2020 has unquestionably been a weird year all around, but value investors have found it a particularly fraught one because it has demonstrated that the conventional method of value investing, in which cash flow and debt levels are carefully analyzed to determine the appropriate price for a stock, simple has not worked. This isn’t new; so-called value funds haven’t been working for a while, which is why the Vanguard Growth ETF (VUG) is up 506.8% since inception and the Vanguard Value ETF (VTV) is up just 267.6% over the same time period. Looking for value stocks has not worked for a long time, even if value seemed to have won over the dot com bubble that occurred just a few years before these funds got going. Plus, the gap has gotten bigger in recent months; 40% of VUG’s total returns have occurred in the last year.

Before we pronounce value investing dead, we first need to define growth investing and determine what is the difference between the two. This is crucial because they’re really not that different; both look at the fundamentals of a company, use modeling based on financial mathematics to project future revenue, expenses, and earnings of a company, and conclude that the fair value of the stock at any time period is a certain price. The math and process are very similar, so why are the two so often at loggerheads?

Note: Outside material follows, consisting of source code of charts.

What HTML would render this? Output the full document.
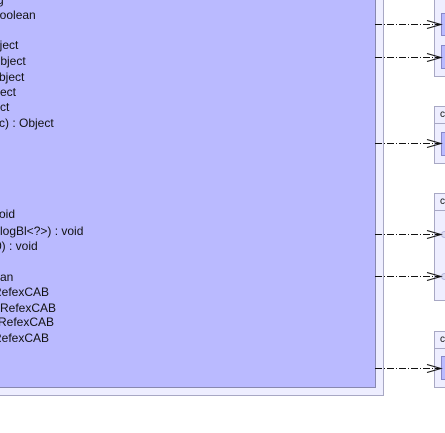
<!DOCTYPE html>
<html><head><style>
body{margin:0;width:445px;height:433px;background:#fff;position:relative;overflow:hidden;font-family:"Liberation Sans",sans-serif;font-size:12px;color:#111}
.a{position:absolute}
.t{position:absolute;white-space:nowrap;line-height:14px}
</style></head><body>
<div class="a" style="left:-5px;top:-5px;width:389px;height:401px;background:#eeeeff;border:1px solid #a8a8c4;box-sizing:border-box"></div>
<div class="a" style="left:-5px;top:-5px;width:381px;height:393px;background:#babaff;border:1px solid #8888b0;box-sizing:border-box"></div>

<div class="t" style="left:-3px;top:-7px">g</div>
<div class="t" style="left:-7px;top:8px">boolean</div>
<div class="t" style="left:-7px;top:38px">bject</div>
<div class="t" style="left:-9px;top:54px">Object</div>
<div class="t" style="left:-1px;top:70px">bject</div>
<div class="t" style="left:0px;top:85px">ect</div>
<div class="t" style="left:0px;top:100px">ct</div>
<div class="t" style="left:-1px;top:116px">c) : Object</div>
<div class="t" style="left:-7px;top:207px">void</div>
<div class="t" style="left:0px;top:224px">logBl&lt;?&gt;) : void</div>
<div class="t" style="left:-5px;top:239px">0) : void</div>
<div class="t" style="left:0px;top:270px">an</div>
<div class="t" style="left:-7px;top:285px">RefexCAB</div>
<div class="t" style="left:0px;top:301px">RefexCAB</div>
<div class="t" style="left:-2px;top:315px">RefexCAB</div>
<div class="t" style="left:-7px;top:331px">RefexCAB</div>

<div class="a" style="left:434px;top:-5px;width:20px;height:82px;background:#eeeeff;border:1px solid #a8a8c4;box-sizing:border-box"></div>
<div class="a" style="left:441px;top:13px;width:10px;height:23px;background:#babaff;border:1px solid #8888c8;box-sizing:border-box"></div>
<div class="a" style="left:441px;top:45px;width:10px;height:24px;background:#babaff;border:1px solid #8888c8;box-sizing:border-box"></div>

<div class="a" style="left:434px;top:106px;width:20px;height:58px;background:#eeeeff;border:1px solid #a8a8c4;box-sizing:border-box"></div>
<div class="a" style="left:434px;top:123px;width:20px;height:1px;background:#a8a8c4"></div>
<div class="t" style="left:440px;top:108px;font-size:10px">c</div>
<div class="a" style="left:441px;top:132px;width:10px;height:24px;background:#babaff;border:1px solid #8888c8;box-sizing:border-box"></div>

<div class="a" style="left:434px;top:193px;width:20px;height:108px;background:#eeeeff;border:1px solid #a8a8c4;box-sizing:border-box"></div>
<div class="a" style="left:434px;top:210px;width:20px;height:1px;background:#a8a8c4"></div>
<div class="t" style="left:440px;top:195px;font-size:10px">c</div>
<div class="a" style="left:441px;top:231px;width:7px;height:7px;border-radius:50%;background:#dcdcf4;border:1px solid #b8b8dc;box-sizing:border-box"></div>
<div class="a" style="left:441px;top:273px;width:7px;height:7px;border-radius:50%;background:#dcdcf4;border:1px solid #b8b8dc;box-sizing:border-box"></div>

<div class="a" style="left:434px;top:331px;width:20px;height:57px;background:#eeeeff;border:1px solid #a8a8c4;box-sizing:border-box"></div>
<div class="a" style="left:434px;top:348px;width:20px;height:1px;background:#a8a8c4"></div>
<div class="t" style="left:440px;top:333px;font-size:10px">c</div>
<div class="a" style="left:441px;top:356px;width:10px;height:24px;background:#babaff;border:1px solid #8888c8;box-sizing:border-box"></div>

<svg class="a" style="left:0;top:0" width="445" height="433">
<g stroke="#111" stroke-width="1" fill="none" stroke-dasharray="7,2,1,2">
<line x1="375" y1="24.5" x2="441" y2="24.5"/>
<line x1="375" y1="57.5" x2="441" y2="57.5"/>
<line x1="375" y1="143.5" x2="441" y2="143.5"/>
<line x1="375" y1="234.5" x2="441" y2="234.5"/>
<line x1="375" y1="276.5" x2="441" y2="276.5"/>
<line x1="375" y1="368.5" x2="441" y2="368.5"/>
</g>
<g stroke="#111" stroke-width="1" fill="none">
<polyline points="427,20.5 441,24.5 427,28.5"/>
<polyline points="427,53.5 441,57.5 427,61.5"/>
<polyline points="427,139.5 441,143.5 427,147.5"/>
<polyline points="427,230.5 441,234.5 427,238.5"/>
<polyline points="427,272.5 441,276.5 427,280.5"/>
<polyline points="427,364.5 441,368.5 427,372.5"/>
</g>
</svg>
</body></html>
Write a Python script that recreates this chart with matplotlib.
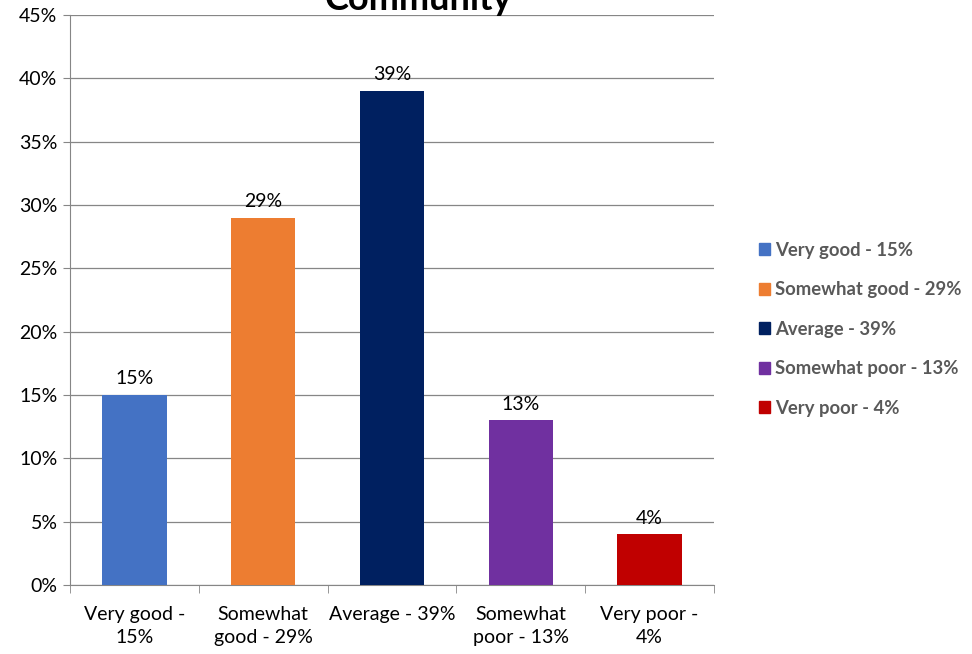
import numpy as np
import matplotlib
matplotlib.use("Agg")
import matplotlib.pyplot as plt
from matplotlib.patches import Patch

plt.rcParams['font.family'] = ['Lato', 'DejaVu Sans']

categories = ["Very good -\n15%", "Somewhat\ngood - 29%", "Average - 39%", "Somewhat\npoor - 13%", "Very poor -\n4%"]
legend_labels = ["Very good - 15%", "Somewhat good - 29%", "Average - 39%", "Somewhat poor - 13%", "Very poor - 4%"]
values = [15, 29, 39, 13, 4]
colors = ["#4472C4", "#ED7D31", "#002060", "#7030A0", "#C00000"]

fig = plt.figure(figsize=(9.72, 6.54), dpi=100)
ax = fig.add_axes([70/972, 1-585/654, 644/972, 570/654])

x = np.arange(len(values))
bars = ax.bar(x, values, width=0.5, color=colors, zorder=3)
for xi, v in zip(x, values):
    ax.text(xi, v + 0.6, f"{v}%", ha='center', va='bottom', fontsize=14, color='black')

ax.set_xlim(-0.5, len(values) - 0.5)
ax.set_ylim(0, 45)
ax.set_yticks(range(0, 46, 5))
ax.set_yticklabels([f"{t}%" for t in range(0, 46, 5)], fontsize=14)
ax.yaxis.grid(True, color='#868686', linewidth=0.9, zorder=0)
ax.set_xticks(x)
ax.set_xticklabels(categories, fontsize=14, linespacing=1.45)
ax.set_xticks(np.arange(-0.5, len(values), 1), minor=True)
ax.tick_params(axis='x', which='major', length=0, pad=15)
ax.tick_params(axis='x', which='minor', length=6, color='#868686')
ax.tick_params(axis='y', length=5, color='#868686', pad=4)
for s in ['top', 'right']:
    ax.spines[s].set_visible(False)
for s in ['left', 'bottom']:
    ax.spines[s].set_color('#868686')

# title sits mostly above the canvas, as in the reference
fig.text(418/972, 1-10/654, "Community", ha='center', va='baseline', fontsize=26, fontweight='bold')

handles = [Patch(color=c) for c in colors]
leg = fig.legend(handles, legend_labels, loc='upper left', bbox_to_anchor=(742/972, 1-225/654),
                 frameon=False, fontsize=13.3, handlelength=0.6, handleheight=0.6,
                 handletextpad=0.3, labelspacing=1.22)
for t in leg.get_texts():
    t.set_color('#595959')
    t.set_fontweight('bold')

fig.savefig("out.png", dpi=100)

The answer is in the emphasis. Value investing focuses on profitability and extrapolates profitability based on past performance and a relatively static multiplier. A value investor will see a company has had a 30% net profit margin, will see that that same profit margin exists in competing companies, and conclude that the company is at fair value since its P/E ratio is similar to others in the market.

A growth investor does not care about profit in the same way–or, in extreme cases, at all. For a growth investor, profits come in the future after revenue growth has allowed the company to scale into profits, with billions of dollars of losses being completely acceptable at the beginning of a company’s lifetime.

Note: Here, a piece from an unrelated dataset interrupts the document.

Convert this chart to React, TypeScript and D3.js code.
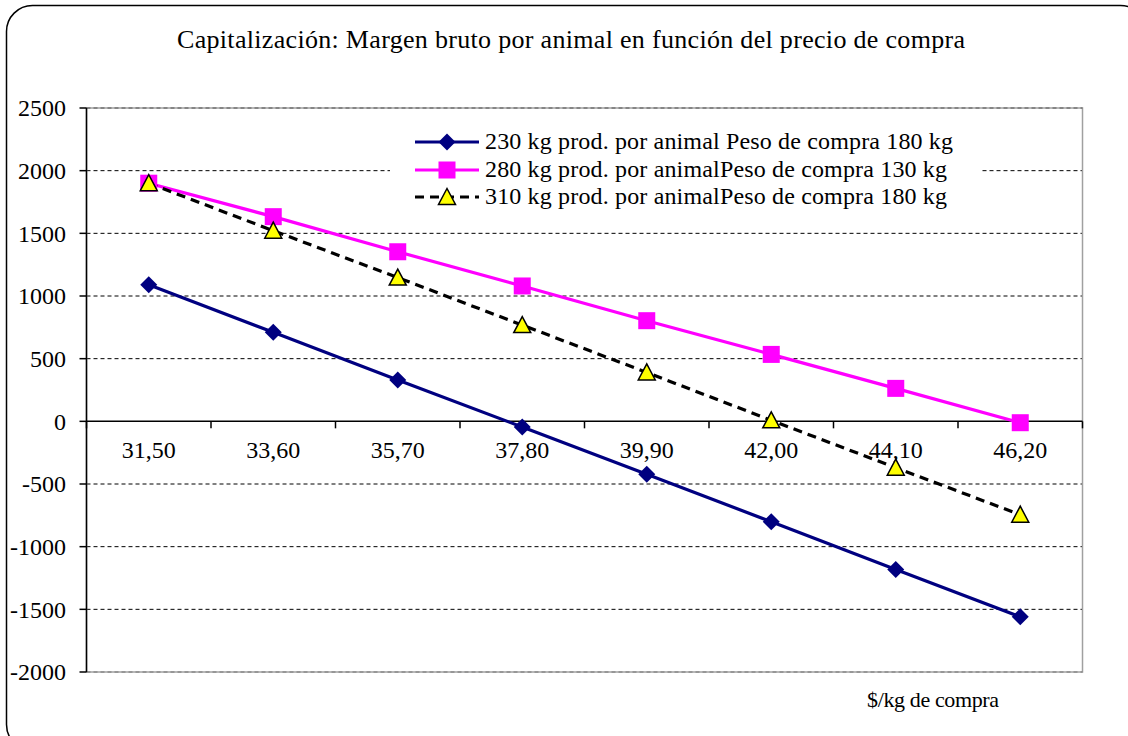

Thus growth investors laughed when value investors pointed out Facebook’s (FB) lack of profitability in its early years; as a result, growth investors in a company that went up over 6x in eight years from its IPO. Now Facebook is a reasonably mature tech company, a major component of the major indices, and has a market cap of $787 billion and a P/E ratio of 33, relatively in-line for a tech company of its size and growth rate.

And FB is one of growth investing’s less successful bets in recent years!

Of course, growth investors can and have erred too much in eschewing profits, with some notorious disasters like WeWork in the dustbin of history. Those disasters, however, have tended to remain in the private sector, and even the less successful growth stories of the last few years such as Uber (UBER) have not lost investors money from the date of IPO to today. The biggest excesses have remained in the private market, with the IPO barrier stopping too bubbly growth investor expectations from bleeding into the public market (although, of course, there are exceptions).

One could say that the entire structure of the market has evolved to be more growth focused. As a result, growth investing is more successful as the big duds don’t become public or, if they do, are not so overvalued as to overshadow the wins like FB. It is possible that new developments could change that. The special acquisition company (SPAC) route to IPO is very new and untested, and it has introduced some disasters in its early days like Nikola (NKLA). More disasters may be forthcoming.

But for now, the market seems to have redesigned itself to be more focused on growth than value, and that may mean value investors will have to change their way of thinking–although their ways of valuation clearly have value for avoiding some of the biggest disasters in hype companies.